WHAT TO WORK ON: Extract only the first line of the listing and every line after it up to and including the one with "let pfTicks = [100, 200, 300, 400, 500, 600, 700];". Omit the pictures.

SUPPLIED MATERIAL:
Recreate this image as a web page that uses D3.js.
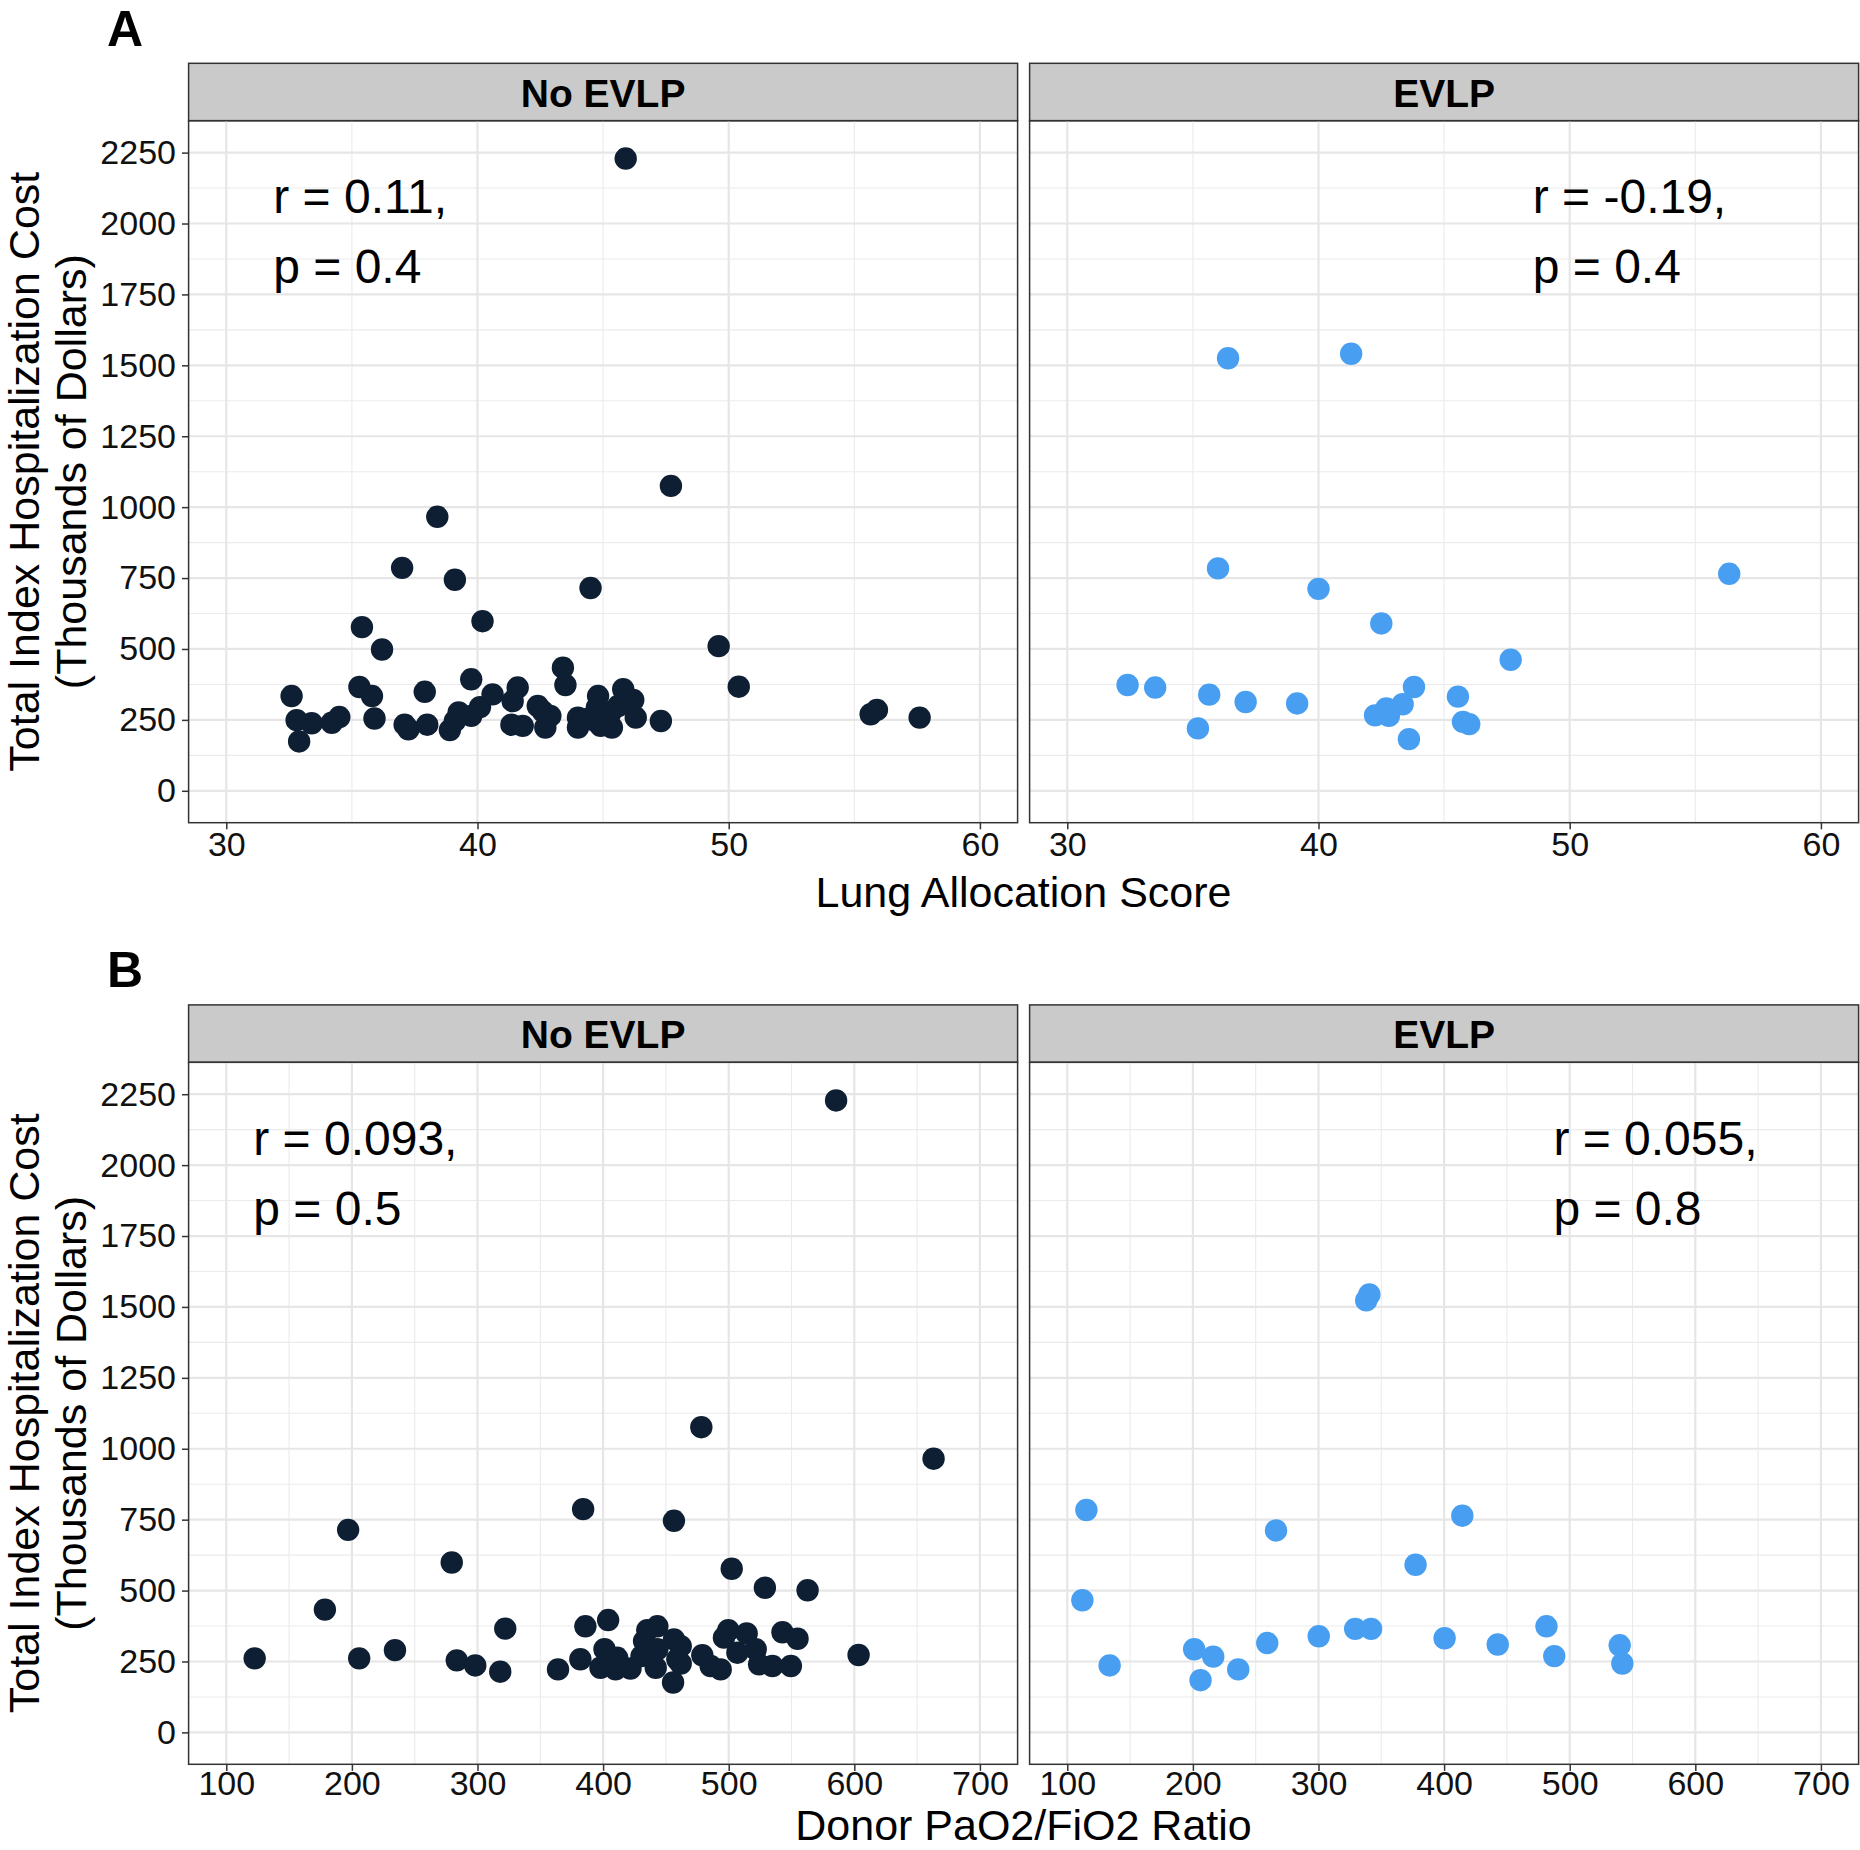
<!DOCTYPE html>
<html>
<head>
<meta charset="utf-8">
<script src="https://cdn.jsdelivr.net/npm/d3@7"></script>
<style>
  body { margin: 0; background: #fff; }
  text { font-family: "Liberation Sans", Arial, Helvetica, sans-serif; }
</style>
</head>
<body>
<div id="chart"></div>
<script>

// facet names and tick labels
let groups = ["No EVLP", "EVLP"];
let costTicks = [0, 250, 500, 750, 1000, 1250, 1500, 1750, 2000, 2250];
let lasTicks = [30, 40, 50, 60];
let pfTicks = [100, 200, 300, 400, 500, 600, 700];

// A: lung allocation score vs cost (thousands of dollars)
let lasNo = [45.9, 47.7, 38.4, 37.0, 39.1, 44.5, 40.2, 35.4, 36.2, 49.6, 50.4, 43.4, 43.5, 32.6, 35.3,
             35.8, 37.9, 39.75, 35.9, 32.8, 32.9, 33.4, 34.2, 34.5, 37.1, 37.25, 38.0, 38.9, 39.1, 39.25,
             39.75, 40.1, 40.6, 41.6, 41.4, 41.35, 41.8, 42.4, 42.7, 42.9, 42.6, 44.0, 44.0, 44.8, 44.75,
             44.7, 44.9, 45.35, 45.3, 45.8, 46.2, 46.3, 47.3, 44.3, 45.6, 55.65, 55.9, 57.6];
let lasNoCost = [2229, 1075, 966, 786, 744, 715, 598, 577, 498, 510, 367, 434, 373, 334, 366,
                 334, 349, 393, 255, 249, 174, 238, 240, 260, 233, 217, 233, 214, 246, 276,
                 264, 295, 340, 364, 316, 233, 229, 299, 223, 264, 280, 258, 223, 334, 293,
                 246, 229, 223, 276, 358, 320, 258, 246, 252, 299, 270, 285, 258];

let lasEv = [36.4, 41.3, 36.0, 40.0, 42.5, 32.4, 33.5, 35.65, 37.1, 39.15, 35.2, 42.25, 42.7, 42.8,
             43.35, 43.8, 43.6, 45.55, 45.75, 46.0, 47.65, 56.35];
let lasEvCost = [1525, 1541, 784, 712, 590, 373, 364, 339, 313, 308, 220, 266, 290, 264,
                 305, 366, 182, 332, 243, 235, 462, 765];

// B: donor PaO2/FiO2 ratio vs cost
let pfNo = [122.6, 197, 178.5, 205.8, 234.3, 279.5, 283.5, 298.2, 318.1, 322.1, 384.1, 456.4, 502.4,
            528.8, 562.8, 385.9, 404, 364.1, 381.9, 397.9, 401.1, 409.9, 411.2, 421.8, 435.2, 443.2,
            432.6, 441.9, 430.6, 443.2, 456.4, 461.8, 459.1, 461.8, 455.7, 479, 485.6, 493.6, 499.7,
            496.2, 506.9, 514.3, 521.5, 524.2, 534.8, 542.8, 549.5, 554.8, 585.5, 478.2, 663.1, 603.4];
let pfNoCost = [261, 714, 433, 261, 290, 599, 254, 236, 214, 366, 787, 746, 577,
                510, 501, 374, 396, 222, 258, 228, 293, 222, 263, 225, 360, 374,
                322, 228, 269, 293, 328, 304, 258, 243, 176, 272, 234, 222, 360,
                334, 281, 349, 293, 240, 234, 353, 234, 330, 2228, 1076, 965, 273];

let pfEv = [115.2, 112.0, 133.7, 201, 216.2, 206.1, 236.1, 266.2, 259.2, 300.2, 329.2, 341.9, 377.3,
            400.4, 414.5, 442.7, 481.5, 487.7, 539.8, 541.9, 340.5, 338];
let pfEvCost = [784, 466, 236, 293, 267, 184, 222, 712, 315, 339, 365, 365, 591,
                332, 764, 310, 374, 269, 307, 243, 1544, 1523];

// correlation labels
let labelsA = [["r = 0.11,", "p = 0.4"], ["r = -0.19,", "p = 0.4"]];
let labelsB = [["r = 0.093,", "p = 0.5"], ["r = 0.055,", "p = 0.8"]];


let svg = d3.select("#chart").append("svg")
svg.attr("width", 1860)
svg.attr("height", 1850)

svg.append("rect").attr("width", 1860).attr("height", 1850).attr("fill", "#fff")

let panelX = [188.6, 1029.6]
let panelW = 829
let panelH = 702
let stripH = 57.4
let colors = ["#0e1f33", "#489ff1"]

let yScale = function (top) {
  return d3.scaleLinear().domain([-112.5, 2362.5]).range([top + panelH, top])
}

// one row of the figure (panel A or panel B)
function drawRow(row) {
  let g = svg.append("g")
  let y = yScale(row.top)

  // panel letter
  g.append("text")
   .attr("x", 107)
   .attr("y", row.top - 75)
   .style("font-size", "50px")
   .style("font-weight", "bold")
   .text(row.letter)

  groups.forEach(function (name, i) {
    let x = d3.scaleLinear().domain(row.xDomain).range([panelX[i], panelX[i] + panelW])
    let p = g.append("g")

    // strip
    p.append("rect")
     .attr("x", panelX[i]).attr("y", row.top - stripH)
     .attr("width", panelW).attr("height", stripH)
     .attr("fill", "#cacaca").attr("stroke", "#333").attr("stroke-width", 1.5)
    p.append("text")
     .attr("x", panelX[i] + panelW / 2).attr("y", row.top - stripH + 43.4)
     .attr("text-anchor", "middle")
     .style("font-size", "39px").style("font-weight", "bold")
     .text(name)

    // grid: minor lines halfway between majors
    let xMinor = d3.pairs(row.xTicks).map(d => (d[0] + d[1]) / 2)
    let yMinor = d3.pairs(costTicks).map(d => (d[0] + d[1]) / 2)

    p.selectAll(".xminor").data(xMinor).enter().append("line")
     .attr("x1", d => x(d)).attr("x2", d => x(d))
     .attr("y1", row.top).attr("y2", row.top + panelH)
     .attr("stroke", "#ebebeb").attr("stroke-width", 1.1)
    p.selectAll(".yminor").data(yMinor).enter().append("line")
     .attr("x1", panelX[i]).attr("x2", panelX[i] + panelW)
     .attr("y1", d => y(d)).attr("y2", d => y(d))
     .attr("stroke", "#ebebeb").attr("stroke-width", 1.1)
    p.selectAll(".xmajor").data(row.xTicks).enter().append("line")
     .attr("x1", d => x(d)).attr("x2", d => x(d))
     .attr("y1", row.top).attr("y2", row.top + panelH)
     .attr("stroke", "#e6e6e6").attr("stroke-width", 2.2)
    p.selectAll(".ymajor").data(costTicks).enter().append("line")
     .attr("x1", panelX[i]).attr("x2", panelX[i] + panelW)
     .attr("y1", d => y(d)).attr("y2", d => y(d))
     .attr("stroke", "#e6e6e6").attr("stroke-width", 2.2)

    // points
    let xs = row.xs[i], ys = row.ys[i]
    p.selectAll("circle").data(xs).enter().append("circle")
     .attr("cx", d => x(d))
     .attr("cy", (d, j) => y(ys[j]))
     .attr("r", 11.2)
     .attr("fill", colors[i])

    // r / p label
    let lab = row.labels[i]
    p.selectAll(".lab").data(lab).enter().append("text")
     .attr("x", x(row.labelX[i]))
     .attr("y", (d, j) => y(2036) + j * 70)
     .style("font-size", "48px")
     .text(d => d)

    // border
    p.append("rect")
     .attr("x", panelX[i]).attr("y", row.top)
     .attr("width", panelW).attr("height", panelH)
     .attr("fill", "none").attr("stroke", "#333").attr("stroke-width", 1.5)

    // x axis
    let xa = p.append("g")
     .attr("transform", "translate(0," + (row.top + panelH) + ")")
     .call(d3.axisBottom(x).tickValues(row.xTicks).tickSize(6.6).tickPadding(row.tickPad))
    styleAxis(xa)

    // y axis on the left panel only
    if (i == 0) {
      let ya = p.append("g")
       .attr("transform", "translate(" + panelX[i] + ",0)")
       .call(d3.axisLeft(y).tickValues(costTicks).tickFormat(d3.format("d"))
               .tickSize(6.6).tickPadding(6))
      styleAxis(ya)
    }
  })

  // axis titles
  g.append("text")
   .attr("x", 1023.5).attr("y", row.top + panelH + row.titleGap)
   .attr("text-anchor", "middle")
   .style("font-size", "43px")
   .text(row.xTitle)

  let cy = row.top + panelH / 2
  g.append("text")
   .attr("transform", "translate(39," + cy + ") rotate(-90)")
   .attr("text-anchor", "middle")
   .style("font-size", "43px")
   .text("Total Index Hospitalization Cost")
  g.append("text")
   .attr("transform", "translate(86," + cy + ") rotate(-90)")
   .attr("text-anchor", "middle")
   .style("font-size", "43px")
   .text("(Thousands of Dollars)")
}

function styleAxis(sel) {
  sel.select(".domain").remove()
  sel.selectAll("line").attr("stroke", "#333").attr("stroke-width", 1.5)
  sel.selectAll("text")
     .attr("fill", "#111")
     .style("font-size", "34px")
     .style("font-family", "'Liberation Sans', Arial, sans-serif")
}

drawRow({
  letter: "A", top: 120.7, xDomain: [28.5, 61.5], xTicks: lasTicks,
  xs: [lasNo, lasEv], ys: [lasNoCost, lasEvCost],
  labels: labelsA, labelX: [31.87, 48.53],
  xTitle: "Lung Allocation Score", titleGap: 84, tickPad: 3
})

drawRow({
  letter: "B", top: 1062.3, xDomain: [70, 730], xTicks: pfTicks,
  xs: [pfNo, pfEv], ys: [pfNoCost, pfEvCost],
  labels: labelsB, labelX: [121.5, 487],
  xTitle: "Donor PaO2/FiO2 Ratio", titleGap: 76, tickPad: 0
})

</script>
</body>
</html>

FULL SOLUTION:
Recreate this image as a web page that uses D3.js.
<!DOCTYPE html>
<html>
<head>
<meta charset="utf-8">
<script src="https://cdn.jsdelivr.net/npm/d3@7"></script>
<style>
  body { margin: 0; background: #fff; }
  text { font-family: "Liberation Sans", Arial, Helvetica, sans-serif; }
</style>
</head>
<body>
<div id="chart"></div>
<script>

// facet names and tick labels
let groups = ["No EVLP", "EVLP"];
let costTicks = [0, 250, 500, 750, 1000, 1250, 1500, 1750, 2000, 2250];
let lasTicks = [30, 40, 50, 60];
let pfTicks = [100, 200, 300, 400, 500, 600, 700];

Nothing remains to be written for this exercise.